If you pay franchise, trademark, or trade names fees, these costs generally are considered deductible business expenses. Entrepreneurs who launch entirely new businesses may incur tradename or trademark fees as they attempt to uniquely identify their business and / or their products. Entrepreneurs who purchase the right to operate an already established business may incur franchise fees. Trade name, trademark and franchise fees all are considered considered Section 197 intangible assets, which are generally deductible over a fifteen year period.
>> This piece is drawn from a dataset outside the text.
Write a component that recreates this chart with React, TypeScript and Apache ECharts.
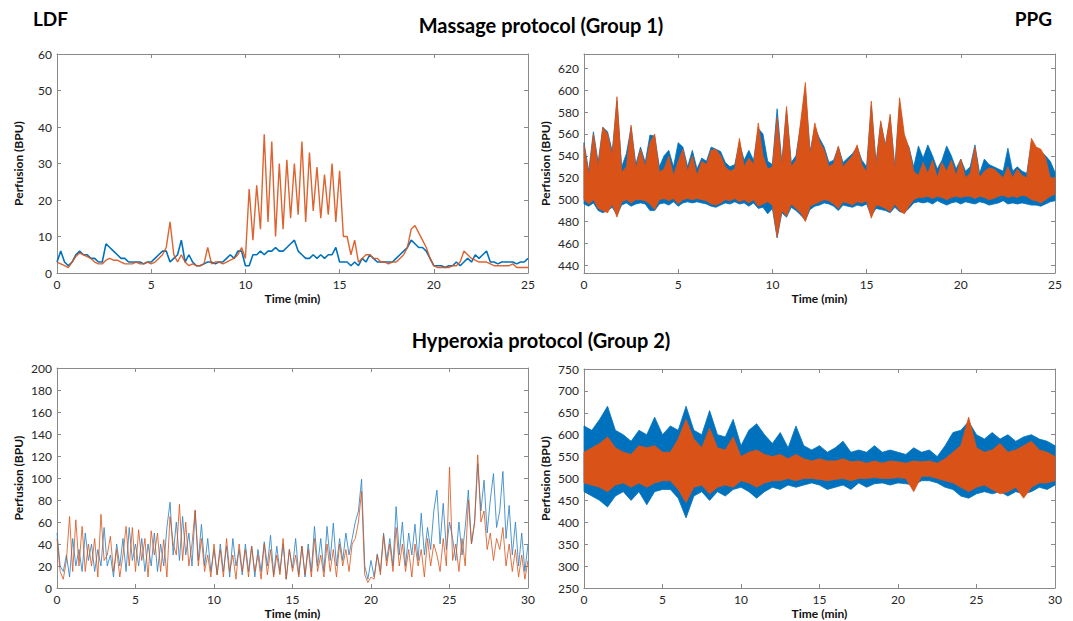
import React, { useEffect, useRef } from "react";
import * as echarts from "echarts";

const BLUE = "#0072BD";
const ORANGE = "#D95319";
const FONT = "Lato";
const AX = "#8a8a8a";
const LBL = "#262626";

// Massage protocol, LDF (step 0.2 min, 0..25)
const ldf1Step = 0.2;
const ldf1Blue = [
  3, 6, 3, 2, 3,
  5, 6, 5, 5, 4,
  4, 3, 3, 8, 7,
  6, 5, 4, 4, 3,
  3, 3, 3, 2.5, 3,
  3, 4, 5, 6, 6,
  3, 4, 5, 9, 3,
  5, 3, 2, 2, 2.5,
  3, 3, 2.5, 3, 3,
  4, 5, 4, 6, 6,
  2, 2, 5, 5, 6,
  5, 6, 6, 7, 6,
  6, 7, 8, 9, 6,
  5, 4, 4, 5, 4,
  5, 4, 5, 5, 7,
  3, 3, 3, 2, 3,
  2, 4, 3, 5, 4,
  3, 3, 3, 3, 3,
  4, 5, 6, 7, 9,
  8, 7, 7, 6, 4,
  2, 2, 2, 1.5, 2,
  2, 3, 2, 3, 4,
  3, 5, 4, 5, 6,
  3, 3, 2.5, 3, 3,
  3, 3, 2.5, 3, 3,
  4,
];
const ldf1Orange = [
  3, 2.5, 2, 1.5, 3,
  4.5, 5.5, 5, 4.5, 4,
  3, 2.5, 2.5, 3.5, 4,
  3.5, 3.5, 3, 2.5, 2.5,
  2.5, 3, 2.5, 2.5, 3,
  2.5, 3, 4, 5, 7,
  14, 5, 3, 5, 3,
  2, 2.5, 2, 2, 2.5,
  7, 2.5, 3, 3, 2.5,
  3, 3.5, 4, 5, 7,
  4, 23, 9, 24, 12,
  38, 14, 36, 10, 30,
  12, 31, 15, 30, 16,
  36, 14, 33, 17, 29,
  15, 27, 16, 30, 14,
  28, 10, 10, 5, 9,
  3, 4, 5, 5, 4,
  4, 3, 3, 2.5, 3,
  3, 4, 5, 7, 12,
  13, 11, 9, 7, 4,
  2, 1.5, 1.5, 1.5, 1.5,
  2, 2, 3, 6, 5,
  4, 3.5, 3, 3, 3,
  2.5, 2, 2, 2, 2,
  2, 2.5, 1.5, 1.5, 1.5,
  1.5,
];

// Massage protocol, PPG envelopes (step 0.25 min, 0..25)
const ppg1Step = 0.25;
const ppg1BlueUpper = [
  552, 526, 562, 534, 566, 562, 544, 590, 530, 542, 566, 532, 548, 534, 559, 558,
  530, 540, 545, 530, 552, 548, 530, 545, 528, 538, 535, 548, 546, 544, 534, 530,
  532, 552, 536, 545, 536, 565, 560, 535, 532, 583, 534, 582, 534, 540, 568, 600,
  544, 566, 556, 548, 534, 536, 548, 534, 538, 542, 548, 536, 530, 586, 534, 570,
  550, 575, 530, 588, 556, 548, 530, 549, 538, 550, 540, 528, 536, 549, 540, 528,
  537, 526, 530, 550, 524, 537, 532, 530, 528, 526, 547, 526, 530, 526, 524, 552,
  546, 544, 540, 535, 525,
];
const ppg1BlueLower = [
  496, 494, 497, 490, 488, 490, 493, 486, 495, 497, 494, 496, 497, 496, 490, 490,
  496, 497, 495, 498, 494, 497, 498, 497, 498, 497, 496, 494, 493, 495, 497, 496,
  498, 496, 497, 494, 497, 492, 493, 487, 492, 465, 488, 484, 493, 490, 486, 481,
  491, 494, 495, 497, 496, 494, 490, 495, 494, 493, 495, 494, 496, 485, 492, 491,
  490, 488, 493, 489, 488, 492, 497, 498, 497, 498, 496, 499, 497, 495, 497, 498,
  496, 498, 497, 496, 498, 497, 495, 496, 497, 499, 496, 497, 496, 497, 496, 495,
  495, 494, 496, 498, 499,
];
const ppg1OrangeUpper = [
  550, 522, 560, 530, 566, 560, 540, 594, 525, 530, 568, 528, 546, 530, 552, 560,
  525, 528, 540, 522, 535, 546, 526, 540, 522, 535, 532, 545, 546, 540, 530, 526,
  528, 556, 530, 538, 532, 570, 540, 528, 530, 575, 530, 585, 530, 536, 571, 607,
  540, 570, 553, 545, 530, 533, 549, 530, 535, 540, 550, 532, 525, 590, 530, 572,
  548, 578, 526, 593, 560, 547, 526, 522, 534, 524, 536, 520, 534, 526, 536, 522,
  537, 520, 524, 548, 520, 526, 529, 528, 524, 520, 530, 520, 528, 522, 520, 556,
  548, 546, 538, 520, 520,
];
const ppg1OrangeLower = [
  500, 496, 500, 492, 490, 488, 496, 484, 498, 500, 497, 500, 500, 499, 496, 491,
  500, 501, 499, 501, 496, 500, 501, 500, 501, 500, 499, 496, 495, 497, 500, 499,
  501, 498, 500, 497, 500, 494, 496, 498, 495, 466, 490, 485, 496, 492, 488, 480,
  494, 496, 498, 500, 499, 496, 492, 498, 497, 495, 498, 497, 499, 483, 495, 494,
  492, 489, 496, 490, 487, 494, 500, 502, 502, 503, 501, 503, 502, 500, 502, 503,
  502, 503, 503, 501, 503, 502, 500, 501, 503, 504, 502, 503, 502, 504, 503, 500,
  499, 497, 500, 503, 505,
];

// Hyperoxia protocol, LDF (step 0.2 min, 0..30)
const ldf2Step = 0.2;
const ldf2Blue = [
  50, 20, 15, 30, 10, 45, 20, 35, 15, 50, 25,
  40, 15, 35, 20, 55, 20, 30, 10, 40, 20,
  45, 15, 55, 25, 40, 20, 45, 15, 40, 20,
  50, 15, 40, 20, 55, 78, 30, 60, 25, 65,
  30, 50, 20, 70, 25, 58, 20, 45, 15, 35,
  12, 40, 15, 38, 10, 45, 20, 35, 12, 40,
  15, 38, 10, 35, 15, 42, 20, 48, 12, 38,
  15, 40, 8, 35, 18, 45, 12, 38, 10, 40,
  15, 56, 20, 45, 15, 56, 25, 59, 20, 45,
  25, 50, 30, 45, 60, 70, 99, 20, 8, 25,
  10, 31, 15, 50, 25, 45, 20, 74, 30, 60,
  20, 50, 30, 58, 25, 68, 30, 55, 35, 70,
  89, 40, 77, 35, 60, 45, 25, 60, 30, 55,
  89, 40, 60, 113, 70, 98, 50, 80, 104, 55,
  70, 106, 45, 75, 30, 60, 20, 50, 15, 40,
];
const ldf2Orange = [
  45, 15, 8, 25, 65, 15, 62, 20, 56, 15, 40,
  20, 45, 10, 67, 25, 30, 47, 15, 35, 10,
  30, 56, 20, 55, 15, 53, 25, 45, 10, 52,
  30, 50, 15, 44, 10, 65, 40, 30, 76, 25,
  60, 20, 40, 71, 20, 45, 15, 30, 10, 40,
  12, 35, 10, 45, 15, 30, 8, 40, 15, 35,
  10, 38, 15, 30, 8, 40, 12, 35, 10, 30,
  12, 45, 8, 35, 15, 30, 10, 38, 12, 35,
  10, 45, 15, 30, 10, 40, 15, 35, 10, 40,
  20, 35, 15, 40, 45, 60, 88, 12, 5, 10,
  8, 30, 12, 48, 20, 40, 15, 55, 20, 40,
  15, 35, 10, 40, 20, 35, 10, 45, 20, 40,
  30, 15, 45, 20, 110, 25, 40, 15, 45, 20,
  80, 40, 60, 121, 60, 70, 35, 50, 25, 45,
  35, 55, 20, 40, 15, 35, 10, 30, 8, 25,
];

// Hyperoxia protocol, PPG envelopes (step 0.5 min, 0..30)
const ppg2Step = 0.5;
const ppg2BlueUpper = [
  620, 610, 635, 665, 610, 600, 585, 610, 600, 640,
  600, 620, 610, 665, 610, 600, 655, 600, 595, 635,
  575, 610, 625, 600, 580, 605, 570, 620, 575, 565,
  575, 560, 570, 585, 560, 565, 560, 575, 560, 565,
  560, 555, 570, 560, 565, 550, 575, 605, 610, 630,
  600, 590, 605, 590, 600, 585, 595, 600, 590, 585,
  575,
];
const ppg2BlueLower = [
  470, 460, 450, 435, 460, 470, 450, 470, 440, 470,
  475, 475, 455, 410, 460, 470, 450, 470, 460, 475,
  480, 470, 455, 470, 480, 475, 485, 480, 485, 490,
  485, 475, 480, 485, 475, 490, 480, 488, 490, 485,
  490, 488, 485, 495, 495, 490, 480, 475, 460, 455,
  465, 470, 465, 470, 460, 470, 465, 470, 480, 475,
  485,
];
const ppg2OrangeUpper = [
  560, 570, 580, 595, 570, 560, 555, 575, 570, 575,
  560, 560, 590, 635, 590, 570, 615, 570, 565, 595,
  550, 560, 565, 555, 550, 555, 545, 555, 545, 540,
  545, 540, 540, 545, 538, 540, 535, 540, 535, 540,
  538, 535, 540, 538, 540, 535, 545, 560, 575, 640,
  570, 560, 565, 580, 560, 565, 575, 585, 565, 560,
  550,
];
const ppg2OrangeLower = [
  490, 485, 480, 470, 485, 490, 480, 490, 480, 490,
  495, 495, 475, 445, 480, 485, 465, 480, 485, 480,
  495, 490, 480, 490, 495, 495, 500, 495, 500, 500,
  498, 495, 498, 500, 495, 500, 500, 502, 500, 500,
  502, 500, 470, 505, 505, 500, 495, 490, 480, 470,
  480, 485, 475, 465, 470, 480, 455, 480, 490, 490,
  495,
];

const ppg1Ticks = [440, 460, 480, 500, 520, 540, 560, 580, 600, 620];

const pairs = (vals: number[], step: number) =>
  vals.map((v, i) => [Math.round(i * step * 1000) / 1000, v]);

function lineSeries(g: number, vals: number[], step: number, color: string, width: number, opacity: number, z: number) {
  return {
    type: "line",
    xAxisIndex: 2 * g,
    yAxisIndex: 2 * g,
    data: pairs(vals, step),
    showSymbol: false,
    symbol: "none",
    silent: true,
    z,
    lineStyle: { color, width, opacity },
  };
}

function bandSeries(g: number, lower: number[], upper: number[], step: number, color: string, z: number) {
  return {
    type: "custom",
    xAxisIndex: 2 * g,
    yAxisIndex: 2 * g,
    silent: true,
    z,
    data: [[0, lower[0]]],
    renderItem: (_params: any, api: any) => {
      const top = upper.map((v, i) => api.coord([i * step, v]));
      const bot = lower.map((v, i) => api.coord([i * step, v])).reverse();
      return {
        type: "polygon",
        shape: { points: top.concat(bot) },
        style: { fill: color, stroke: color, lineWidth: 0.8 },
      };
    },
  };
}

function xPair(g: number, max: number) {
  const common = {
    type: "value",
    gridIndex: g,
    min: 0,
    max,
    interval: 5,
    splitLine: { show: false },
    axisLine: { show: true, onZero: false, lineStyle: { color: AX, width: 1 } },
    axisTick: { show: true, inside: true, length: 4, lineStyle: { color: AX } },
  };
  return [
    {
      ...common,
      position: "bottom",
      name: "Time (min)",
      nameLocation: "middle",
      nameGap: 19,
      nameTextStyle: { fontFamily: FONT, fontWeight: "bold", fontSize: 12, color: "#111" },
      axisLabel: { fontFamily: FONT, fontSize: 12, color: LBL, margin: 5 },
    },
    { ...common, position: "top", axisLabel: { show: false } },
  ];
}

function yPair(g: number, min: number, max: number, interval: number | null, custom?: number[]) {
  const common: any = {
    type: "value",
    gridIndex: g,
    min,
    max,
    splitLine: { show: false },
    axisLine: { show: true, onZero: false, lineStyle: { color: AX, width: 1 } },
    axisTick: { show: true, inside: true, length: 4, lineStyle: { color: AX } },
  };
  if (interval) common.interval = interval;
  if (custom) common.axisTick = { ...common.axisTick, customValues: custom };
  return [
    {
      ...common,
      position: "left",
      name: "Perfusion (BPU)",
      nameLocation: "middle",
      nameGap: 33,
      nameTextStyle: { fontFamily: FONT, fontWeight: "bold", fontSize: 12, color: "#111" },
      axisLabel: custom
        ? { fontFamily: FONT, fontSize: 12, color: LBL, margin: 5, customValues: custom }
        : { fontFamily: FONT, fontSize: 12, color: LBL, margin: 5 },
    },
    { ...common, position: "right", axisLabel: { show: false } },
  ];
}

export default function App() {
  const ref = useRef<HTMLDivElement>(null);
  useEffect(() => {
    if (!ref.current) return;
    const chart = echarts.init(ref.current, undefined, { renderer: "svg" });
    const titleStyle = { fontFamily: FONT, fontWeight: "bold", fontSize: 19, fill: "#000" };
    chart.setOption({
      animation: false,
      backgroundColor: "#fff",
      grid: [
        { left: 57, top: 54, width: 471, height: 219 },
        { left: 584, top: 54, width: 471, height: 219 },
        { left: 57, top: 368, width: 471, height: 220 },
        { left: 584, top: 369, width: 471, height: 219 },
      ],
      xAxis: [...xPair(0, 25), ...xPair(1, 25), ...xPair(2, 30), ...xPair(3, 30)],
      yAxis: [
        ...yPair(0, 0, 60, 10),
        ...yPair(1, 433, 633, null, ppg1Ticks),
        ...yPair(2, 0, 200, 20),
        ...yPair(3, 250, 750, 50),
      ],
      graphic: [
        { type: "text", x: 33, y: 18, style: { ...titleStyle, text: "LDF", align: "left", verticalAlign: "middle" } },
        { type: "text", x: 1052, y: 18, style: { ...titleStyle, text: "PPG", align: "right", verticalAlign: "middle" } },
        { type: "text", x: 541, y: 25, style: { ...titleStyle, fontSize: 20, text: "Massage protocol (Group 1)", align: "center", verticalAlign: "middle" } },
        { type: "text", x: 541, y: 340, style: { ...titleStyle, fontSize: 20, text: "Hyperoxia protocol (Group 2)", align: "center", verticalAlign: "middle" } },
      ],
      series: [
        lineSeries(0, ldf1Blue, ldf1Step, BLUE, 1.6, 1, 2),
        lineSeries(0, ldf1Orange, ldf1Step, ORANGE, 1.4, 0.9, 3),
        bandSeries(1, ppg1BlueLower, ppg1BlueUpper, ppg1Step, BLUE, 2),
        bandSeries(1, ppg1OrangeLower, ppg1OrangeUpper, ppg1Step, ORANGE, 3),
        lineSeries(2, ldf2Blue, ldf2Step, "#2f86c6", 1, 0.85, 2),
        lineSeries(2, ldf2Orange, ldf2Step, ORANGE, 1, 0.8, 3),
        bandSeries(3, ppg2BlueLower, ppg2BlueUpper, ppg2Step, BLUE, 2),
        bandSeries(3, ppg2OrangeLower, ppg2OrangeUpper, ppg2Step, ORANGE, 3),
      ],
    });
    return () => chart.dispose();
  }, []);
  return (
    <div
      ref={ref}
      style={{ position: "fixed", left: 0, top: 0, width: 1073, height: 621, background: "#fff" }}
    />
  );
}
Jamie is a sole proprietor who owns a small garden and lawn mowing business. Recently, Jamie decided to become a franchisee of Ace Lawn Mowing to help expand his territory. The terms of the franchise agreement outline that for five years Jamie must pay a percentage of his income to Ace (amount is substantially equal annually). Since Jamie's franchise payments could be considered contingent, he is eligible to deduct this these quarterly franchise fees in full each year on line 23 of his Schedule C.


Karen a photographer who recently moved to California. To quickly acquire a book of business, in January she entered into a 15 year franchise agreement with Hollywood Design and Photography. Karen paid a one time franchise fee of $12,500 and agreed to pay Hollywood an additional 4% of her net income each year. When Karen prepares her taxes she should amortize the $12,500 franchise fee over 15 years and deduct her contingent fee in its entirety.


Jared is a sole-proprietor developer who recently launched a new mobile gaming application. To protect his brand, he registered a trade name and trademark for his app. Inclusive of design, legal and filing fees he spent $30,000. Since his trademark and trade name are considered intangible assets, Jared should to amortize the $30,000 over 15 years and deduct $2,000 ($30,000 / 15 years) each year when he prepares his taxes (note that if his trade name and trademark were placed into service in the middle of the tax year, his first year and last year deduction may be less than $2,000).


Paolo is a self employed real estate agent who has been out on his own for five years. At the beginning of this year he paid $450 to acquire a trade name to make his business appear more professional. Pablo's accountant advised him that even though the trade name was not expensive, since it is a Section 197 intangible the IRS requires that he recognize the cost of his trade name over a fifteen year period.


Anna is a graphic designer who registered a new trademark for her business in January of this year. She paid $7,500 for her trademark. Since this was a legitimate business expense she told her tax preparer that she would like to deduct the cost on her Schedule C. Her accountant advised her that rather than deduct the full $7,500 this year, she should amortize this expense over 15 years, so he completed Form 4562 (depreciation and amortization schedule) and deducted $500 ($7,500/15 years) on her current year Schedule C.


  • Your trademark, trade name and franchise fees generally should be amortized over 180 months on a straight line basis, starting from the later of the month you pay for your fee, or the month you start your trade or business.
  • All costs you incur in connection with developing your trademark or trade name including but not limited to filing, legal and design fees should be included in the basis of your asset (i.e. if a trade name fee was $100 but you also paid a lawyer $350 to secure the trade name, your basis / asset cost would be $450).
  • Franchise payments you make could be fully deductible in the year incurred if your payments are contingent on productivity, use or disposition, you pay at least annually for the entire term of your agreement, and if the amount pay monthly, quarterly, or yearly is substantially equal or fixed.
  • Trademarks, trade names and franchise fees will always be considered Section 197 intangibles, regardless of whether or not you incur these costs as part of an acquisition (whereas some other types of intangible assets would only be considered Section 197 intangibles if part of an acquisition).